From a user perspective this isn't a meaningful distinction.

If I partition my memory among containers and one cgroup is acting
out, I would want the culprit to be charged for the cpu cycles the
reclaim is causing. Whether I divide my machine up using memory.low or
using memory.max doesn't really matter: I'm choosing between the two
based on a *memory policy* I want to implement - work-conserving vs
non-conserving. I shouldn't have to worry about the kernel tracking
CPU cycles properly in the respective implementations of these knobs.

So kswapd is very much a cgroup-attributable activity, *especially* if
I'm using memory.low to delineate different memory domains.

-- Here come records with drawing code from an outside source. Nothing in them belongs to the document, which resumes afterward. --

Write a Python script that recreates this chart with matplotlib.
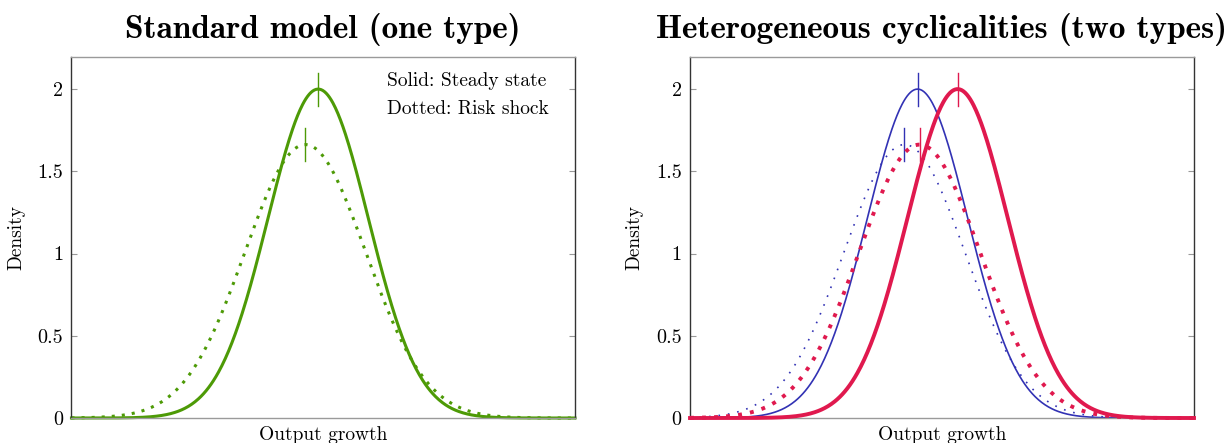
import numpy as np
import matplotlib
matplotlib.use("Agg")
import matplotlib.pyplot as plt

# Densities are normal curves; parameters.
# (mean, sd) on an output-growth axis running from -1 to 1
x_range = [-1.0, 1.0]

one_type_mean = {"steady": -0.020, "shock": -0.071}
one_type_sd = {"steady": 0.1995, "shock": 0.240}

blue_mean = {"steady": -0.097, "shock": -0.149}
blue_sd = {"steady": 0.1995, "shock": 0.240}
red_mean = {"steady": 0.062, "shock": -0.089}
red_sd = {"steady": 0.1995, "shock": 0.240}

y_ticks = [0, 0.5, 1, 1.5, 2]
y_tick_labels = ["0", "0.5", "1", "1.5", "2"]

titles = ["Standard model (one type)", "Heterogeneous cyclicalities (two types)"]
note_lines = ["Solid: Steady state", "Dotted: Risk shock"]

green = "#4d9a06"
blue = "#3232b4"
red = "#e0194e"


def normal_pdf(x, mu, sd):
    return np.exp(-0.5 * ((x - mu) / sd) ** 2) / (sd * np.sqrt(2 * np.pi))


def draw_curve(ax, x, mu, sd, color, lw, dotted=False, gap=2.3, z=2):
    y = normal_pdf(x, mu, sd)
    if dotted:
        ax.plot(x, y, color=color, lw=lw, linestyle=(0, (1, gap)),
                dash_capstyle="butt", zorder=z, clip_on=False)
    else:
        ax.plot(x, y, color=color, lw=lw, zorder=z, clip_on=False)
    peak = normal_pdf(mu, mu, sd)
    # small vertical marker at the mean
    ax.plot([mu, mu], [peak - 0.1, peak + 0.1], color=color, lw=1.0, zorder=z + 1)


def style_axes(ax, title):
    ax.set_xlim(*x_range)
    ax.set_ylim(0, 2.195)
    ax.set_xticks([])
    ax.set_yticks(y_ticks)
    ax.set_yticklabels(y_tick_labels)
    ax.tick_params(axis="y", direction="in", length=4, color="#999999",
                   right=True, labelsize=14.5, pad=6)
    for s in ["top", "bottom"]:
        ax.spines[s].set_color("#9a9a9a")
    for s in ["left", "right"]:
        ax.spines[s].set_color("#333333")
    for s in ax.spines.values():
        s.set_linewidth(1.0)
    ax.set_xlabel("Output growth", fontsize=14, labelpad=6)
    ax.set_ylabel("Density", fontsize=14, labelpad=9)
    ax.set_title(title, fontsize=24, fontfamily="cmb10", pad=14)


plt.rcParams["font.family"] = "cmr10"
plt.rcParams["axes.formatter.use_mathtext"] = True

fig = plt.figure(figsize=(12.28, 4.43), dpi=100)
ax1 = fig.add_axes([0.0582, 0.0564, 0.410, 0.815])
ax2 = fig.add_axes([0.5619, 0.0564, 0.4104, 0.815])

xs = np.linspace(x_range[0], x_range[1], 600)

# left: one type
draw_curve(ax1, xs, one_type_mean["steady"], one_type_sd["steady"], green, 2.2)
draw_curve(ax1, xs, one_type_mean["shock"], one_type_sd["shock"], green, 2.2,
           dotted=True, gap=2.3)
style_axes(ax1, titles[0])
ax1.text(0.627, 0.933, note_lines[0], transform=ax1.transAxes, fontsize=14,
         va="center", ha="left")
ax1.text(0.627, 0.856, note_lines[1], transform=ax1.transAxes, fontsize=14,
         va="center", ha="left")

# right: two types
draw_curve(ax2, xs, blue_mean["steady"], blue_sd["steady"], blue, 1.2, z=2)
draw_curve(ax2, xs, blue_mean["shock"], blue_sd["shock"], blue, 1.2,
           dotted=True, gap=4.7, z=2)
draw_curve(ax2, xs, red_mean["steady"], red_sd["steady"], red, 2.8, z=4)
draw_curve(ax2, xs, red_mean["shock"], red_sd["shock"], red, 2.8,
           dotted=True, gap=2.1, z=4)
style_axes(ax2, titles[1])

fig.savefig("out.png", dpi=100)
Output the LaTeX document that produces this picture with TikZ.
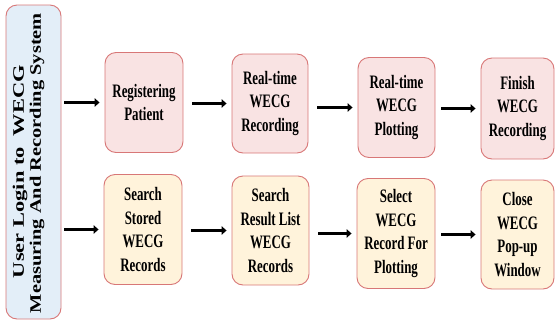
\documentclass[tikz,border=0pt]{standalone}
\usepackage{graphicx}
\usepackage{fontspec}
\setmainfont{Liberation Serif}
\newfontfamily\boxfont{Liberation Serif}[FakeStretch=0.68]
\usetikzlibrary{arrows.meta}
\definecolor{rimred}{HTML}{D87777}
\definecolor{pinkfill}{HTML}{F9E3E3}
\definecolor{creamfill}{HTML}{FFF3DB}
\definecolor{bluefill}{HTML}{E3EEF8}

\begin{document}
\begin{tikzpicture}[x=1pt, y=-1pt]
        \tikzstyle{stepbox} = [draw = rimred, line width = 0.9pt, rounded corners = 11pt, align = center, inner sep = 0pt, font = \boxfont\bfseries\fontsize{19}{23.5}\selectfont]
        \tikzstyle{flow} = [line width = 3pt, -{Triangle[length=5pt, width=8.5pt]}, shorten <= 9pt, shorten >= 5pt]
        \useasboundingbox (0, 0) rectangle (555, 322);
        % login column
        \node[stepbox, fill = bluefill, minimum width = 55pt, minimum height = 314pt] (login) at (33.5, 162) {};
        \node[rotate = 90, align = left, inner sep = 0pt, font = \bfseries\fontsize{16}{17}\selectfont] (logintext) at (28.5, 163) {\hspace*{35pt}\resizebox{213pt}{\height}{User Login to\ \ WECG}\\\resizebox{300pt}{\height}{Measuring And Recording System}};
        % recording row
        \node[stepbox, fill = pinkfill, minimum width = 78pt, minimum height = 100pt] (rec-1) at (144, 102.5) {Registering\\Patient};
        \node[stepbox, fill = pinkfill, minimum width = 76pt, minimum height = 99pt] (rec-2) at (270, 103.5) {Real-time\\WECG\\Recording};
        \node[stepbox, fill = pinkfill, minimum width = 77pt, minimum height = 100pt] (rec-3) at (396.5, 107.5) {Real-time\\WECG\\Plotting};
        \node[stepbox, fill = pinkfill, minimum width = 73pt, minimum height = 101pt] (rec-4) at (517.5, 108.5) {Finish\\WECG\\Recording};
        % search row
        \node[stepbox, fill = creamfill, minimum width = 78pt, minimum height = 110pt] (srch-1) at (143, 229.5) {Search\\Stored\\WECG\\Records};
        \node[stepbox, fill = creamfill, minimum width = 77pt, minimum height = 109pt] (srch-2) at (270.5, 230.5) {Search\\Result List\\WECG\\Records};
        \node[stepbox, fill = creamfill, minimum width = 78pt, minimum height = 110pt] (srch-3) at (396, 233.5) {Select\\WECG\\Record For\\Plotting};
        \node[stepbox, fill = creamfill, minimum width = 73pt, minimum height = 109pt] (srch-4) at (517.5, 234.5) {Close\\WECG\\Pop-up\\Window};
        % arrows
        \draw[flow, shorten <= 3pt] (login.east |- rec-1) -- (rec-1);
        \draw[flow] (rec-1.east |- rec-2) -- (rec-2);
        \draw[flow] (rec-2.east |- rec-3) -- (rec-3);
        \draw[flow, shorten <= 6pt] (rec-3.east |- rec-4) -- (rec-4);
        \draw[flow, shorten <= 3pt] (login.east |- srch-1) -- (srch-1);
        \draw[flow] (srch-1.east |- srch-2) -- (srch-2);
        \draw[flow] (srch-2.east |- srch-3) -- (srch-3);
        \draw[flow, shorten <= 6pt] (srch-3.east |- srch-4) -- (srch-4);
\end{tikzpicture}
\end{document}
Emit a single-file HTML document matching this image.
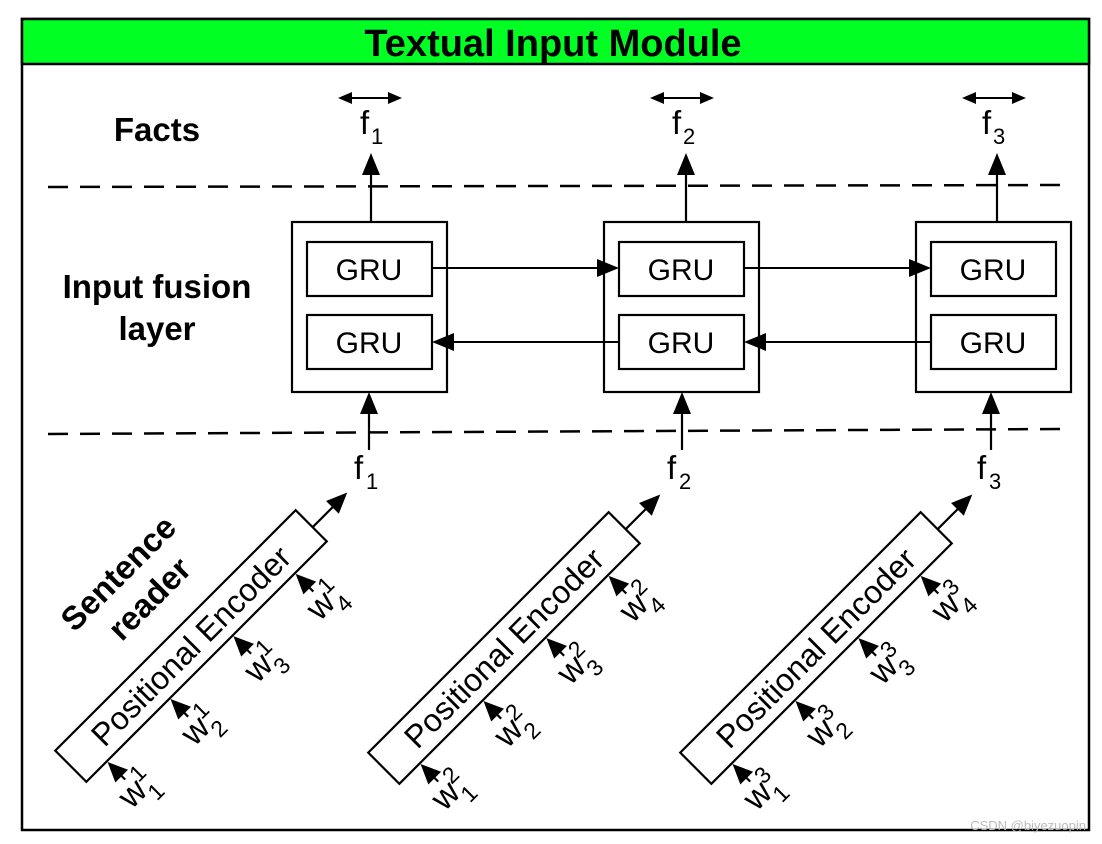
<!DOCTYPE html>
<html><head><style>
html,body{margin:0;padding:0;background:#fff;}
svg{display:block;font-family:"Liberation Sans",Arial,sans-serif;}
</style></head><body>
<svg width="1102" height="844" viewBox="0 0 1102 844" xmlns="http://www.w3.org/2000/svg">
<rect x="22" y="19" width="1067" height="811" fill="#fff" stroke="#000" stroke-width="2.5"/>
<rect x="22" y="19" width="1067" height="45" fill="#00ff22" stroke="#000" stroke-width="2.5"/>
<text x="553" y="56" text-anchor="middle" font-size="38" font-weight="bold">Textual Input Module</text>

<text x="157" y="141" text-anchor="middle" font-size="33" font-weight="bold">Facts</text>
<text x="157" y="298" text-anchor="middle" font-size="33" font-weight="bold">Input fusion</text>
<text x="157" y="340" text-anchor="middle" font-size="33" font-weight="bold">layer</text>

<line x1="48" y1="187" x2="1062" y2="185" stroke="#000" stroke-width="2.5" stroke-dasharray="20,12"/>
<line x1="48" y1="434" x2="1062" y2="429" stroke="#000" stroke-width="2.5" stroke-dasharray="20,12"/>

<g>
  <rect x="292" y="222" width="155" height="170" fill="none" stroke="#000" stroke-width="2.2"/>
  <rect x="307" y="242" width="125" height="54" fill="#fff" stroke="#000" stroke-width="2.2"/>
  <rect x="307" y="315" width="125" height="54" fill="#fff" stroke="#000" stroke-width="2.2"/>
  <text x="369" y="280" text-anchor="middle" font-size="30">GRU</text>
  <text x="369" y="353" text-anchor="middle" font-size="30">GRU</text>
  <line x1="371" y1="222" x2="371" y2="170" stroke="#000" stroke-width="2.2"/>
  <polygon points="371,153 362,175 380,175" fill="#000"/>
  <line x1="369" y1="450" x2="369" y2="410" stroke="#000" stroke-width="2.2"/>
  <polygon points="369,392 360,414 378,414" fill="#000"/>
  <line x1="343" y1="98" x2="397" y2="98" stroke="#000" stroke-width="2"/>
  <polygon points="338,98 352,92 352,104" fill="#000"/>
  <polygon points="402,98 388,92 388,104" fill="#000"/>
  <text x="360" y="134" font-size="33">f</text><text x="371" y="144" font-size="22">1</text>
  <text x="354" y="479" font-size="33">f</text><text x="366" y="489" font-size="22">1</text>
</g>
<g transform="translate(312,0)">
  <rect x="292" y="222" width="155" height="170" fill="none" stroke="#000" stroke-width="2.2"/>
  <rect x="307" y="242" width="125" height="54" fill="#fff" stroke="#000" stroke-width="2.2"/>
  <rect x="307" y="315" width="125" height="54" fill="#fff" stroke="#000" stroke-width="2.2"/>
  <text x="369" y="280" text-anchor="middle" font-size="30">GRU</text>
  <text x="369" y="353" text-anchor="middle" font-size="30">GRU</text>
  <line x1="374" y1="222" x2="374" y2="170" stroke="#000" stroke-width="2.2"/>
  <polygon points="374,153 365,175 383,175" fill="#000"/>
  <line x1="370" y1="450" x2="370" y2="410" stroke="#000" stroke-width="2.2"/>
  <polygon points="370,392 361,414 379,414" fill="#000"/>
  <line x1="343" y1="98" x2="397" y2="98" stroke="#000" stroke-width="2"/>
  <polygon points="338,98 352,92 352,104" fill="#000"/>
  <polygon points="402,98 388,92 388,104" fill="#000"/>
  <text x="360" y="134" font-size="33">f</text><text x="371" y="144" font-size="22">2</text>
  <text x="355" y="479" font-size="33">f</text><text x="367" y="489" font-size="22">2</text>
</g>
<g transform="translate(624,0)">
  <rect x="292" y="222" width="155" height="170" fill="none" stroke="#000" stroke-width="2.2"/>
  <rect x="307" y="242" width="125" height="54" fill="#fff" stroke="#000" stroke-width="2.2"/>
  <rect x="307" y="315" width="125" height="54" fill="#fff" stroke="#000" stroke-width="2.2"/>
  <text x="369" y="280" text-anchor="middle" font-size="30">GRU</text>
  <text x="369" y="353" text-anchor="middle" font-size="30">GRU</text>
  <line x1="373" y1="222" x2="373" y2="170" stroke="#000" stroke-width="2.2"/>
  <polygon points="373,153 364,175 382,175" fill="#000"/>
  <line x1="367" y1="450" x2="367" y2="410" stroke="#000" stroke-width="2.2"/>
  <polygon points="367,392 358,414 376,414" fill="#000"/>
  <line x1="343" y1="98" x2="397" y2="98" stroke="#000" stroke-width="2"/>
  <polygon points="338,98 352,92 352,104" fill="#000"/>
  <polygon points="402,98 388,92 388,104" fill="#000"/>
  <text x="358" y="134" font-size="33">f</text><text x="369" y="144" font-size="22">3</text>
  <text x="353" y="479" font-size="33">f</text><text x="365" y="489" font-size="22">3</text>
</g>

<line x1="432" y1="268" x2="598" y2="268" stroke="#000" stroke-width="2"/>
<polygon points="619,268 597,259 597,277" fill="#000"/>
<line x1="744" y1="268" x2="910" y2="268" stroke="#000" stroke-width="2"/>
<polygon points="931,268 909,259 909,277" fill="#000"/>
<line x1="619" y1="342" x2="452" y2="342" stroke="#000" stroke-width="2"/>
<polygon points="432,342 454,333 454,351" fill="#000"/>
<line x1="931" y1="342" x2="764" y2="342" stroke="#000" stroke-width="2"/>
<polygon points="744,342 766,333 766,351" fill="#000"/>

<g transform="translate(197,652) rotate(-45)">
  <text x="0" y="-100" text-anchor="middle" font-size="33" font-weight="bold">Sentence</text>
  <text x="4" y="-60" text-anchor="middle" font-size="33" font-weight="bold">reader</text>
</g>

<g transform="translate(191,646) rotate(-45)">
  <rect x="-170" y="-22" width="340" height="44" fill="#fff" stroke="#000" stroke-width="2.2"/>
  <text x="0" y="11" text-anchor="middle" font-size="32">Positional Encoder</text>
  <line x1="170" y1="2" x2="200" y2="2" stroke="#000" stroke-width="2.2"/>
  <polygon points="219,2 198,-7 198,11" fill="#000"/>
  <g stroke="#000" stroke-width="2.2">
    <line x1="-141" y1="40" x2="-141" y2="48"/><line x1="-52" y1="40" x2="-52" y2="48"/>
    <line x1="37" y1="40" x2="37" y2="48"/><line x1="125" y1="40" x2="125" y2="48"/>
  </g>
  <polygon points="-141,23 -150,43 -132,43" fill="#000"/>
  <polygon points="-52,23 -61,43 -43,43" fill="#000"/>
  <polygon points="37,23 28,43 46,43" fill="#000"/>
  <polygon points="125,23 116,43 134,43" fill="#000"/>
  <g font-size="34">
    <text x="-158" y="74">w</text><text x="-134" y="60" font-size="23">1</text><text x="-134" y="86" font-size="23">1</text>
    <text x="-69" y="74">w</text><text x="-45" y="60" font-size="23">1</text><text x="-45" y="86" font-size="23">2</text>
    <text x="20" y="74">w</text><text x="44" y="60" font-size="23">1</text><text x="44" y="86" font-size="23">3</text>
    <text x="108" y="74">w</text><text x="132" y="60" font-size="23">1</text><text x="132" y="86" font-size="23">4</text>
  </g>
</g>
<g transform="translate(504,648) rotate(-45)">
  <rect x="-170" y="-22" width="340" height="44" fill="#fff" stroke="#000" stroke-width="2.2"/>
  <text x="0" y="11" text-anchor="middle" font-size="32">Positional Encoder</text>
  <line x1="170" y1="2" x2="200" y2="2" stroke="#000" stroke-width="2.2"/>
  <polygon points="219,2 198,-7 198,11" fill="#000"/>
  <g stroke="#000" stroke-width="2.2">
    <line x1="-141" y1="40" x2="-141" y2="48"/><line x1="-52" y1="40" x2="-52" y2="48"/>
    <line x1="37" y1="40" x2="37" y2="48"/><line x1="125" y1="40" x2="125" y2="48"/>
  </g>
  <polygon points="-141,23 -150,43 -132,43" fill="#000"/>
  <polygon points="-52,23 -61,43 -43,43" fill="#000"/>
  <polygon points="37,23 28,43 46,43" fill="#000"/>
  <polygon points="125,23 116,43 134,43" fill="#000"/>
  <g font-size="34">
    <text x="-158" y="74">w</text><text x="-134" y="60" font-size="23">2</text><text x="-134" y="86" font-size="23">1</text>
    <text x="-69" y="74">w</text><text x="-45" y="60" font-size="23">2</text><text x="-45" y="86" font-size="23">2</text>
    <text x="20" y="74">w</text><text x="44" y="60" font-size="23">2</text><text x="44" y="86" font-size="23">3</text>
    <text x="108" y="74">w</text><text x="132" y="60" font-size="23">2</text><text x="132" y="86" font-size="23">4</text>
  </g>
</g>
<g transform="translate(816,648) rotate(-45)">
  <rect x="-170" y="-22" width="340" height="44" fill="#fff" stroke="#000" stroke-width="2.2"/>
  <text x="0" y="11" text-anchor="middle" font-size="32">Positional Encoder</text>
  <line x1="170" y1="2" x2="200" y2="2" stroke="#000" stroke-width="2.2"/>
  <polygon points="219,2 198,-7 198,11" fill="#000"/>
  <g stroke="#000" stroke-width="2.2">
    <line x1="-141" y1="40" x2="-141" y2="48"/><line x1="-52" y1="40" x2="-52" y2="48"/>
    <line x1="37" y1="40" x2="37" y2="48"/><line x1="125" y1="40" x2="125" y2="48"/>
  </g>
  <polygon points="-141,23 -150,43 -132,43" fill="#000"/>
  <polygon points="-52,23 -61,43 -43,43" fill="#000"/>
  <polygon points="37,23 28,43 46,43" fill="#000"/>
  <polygon points="125,23 116,43 134,43" fill="#000"/>
  <g font-size="34">
    <text x="-158" y="74">w</text><text x="-134" y="60" font-size="23">3</text><text x="-134" y="86" font-size="23">1</text>
    <text x="-69" y="74">w</text><text x="-45" y="60" font-size="23">3</text><text x="-45" y="86" font-size="23">2</text>
    <text x="20" y="74">w</text><text x="44" y="60" font-size="23">3</text><text x="44" y="86" font-size="23">3</text>
    <text x="108" y="74">w</text><text x="132" y="60" font-size="23">3</text><text x="132" y="86" font-size="23">4</text>
  </g>
</g>
<text x="1086" y="830" text-anchor="end" font-size="13" fill="#bbb">CSDN @biyezuopin</text>
</svg>
</body></html>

> without much throttling on the consumer side - especially when the
> memory is reclaimable without a lot of sleeping or contention on
> locks etc.

The limiting factor on the consumer side is IO. Reading a page is way
more costly than reclaiming it, which is why we built our isolation
stack starting with memory and IO control and are only now getting to
working on proper CPU isolation.

> I am absolutely aware that we will never achieve a perfect isolation due
> to all sorts of shared data structures, lock contention and what not but
> this patch alone just allows spill over to unaccounted work way too
> easily IMHO.

I understand your concern about CPU cycles escaping, and I share
it. My point is that this patch isn't adding a problem that isn't
already there, nor is it that much of a practical concern at the time
of this writing given the state of CPU isolation in general.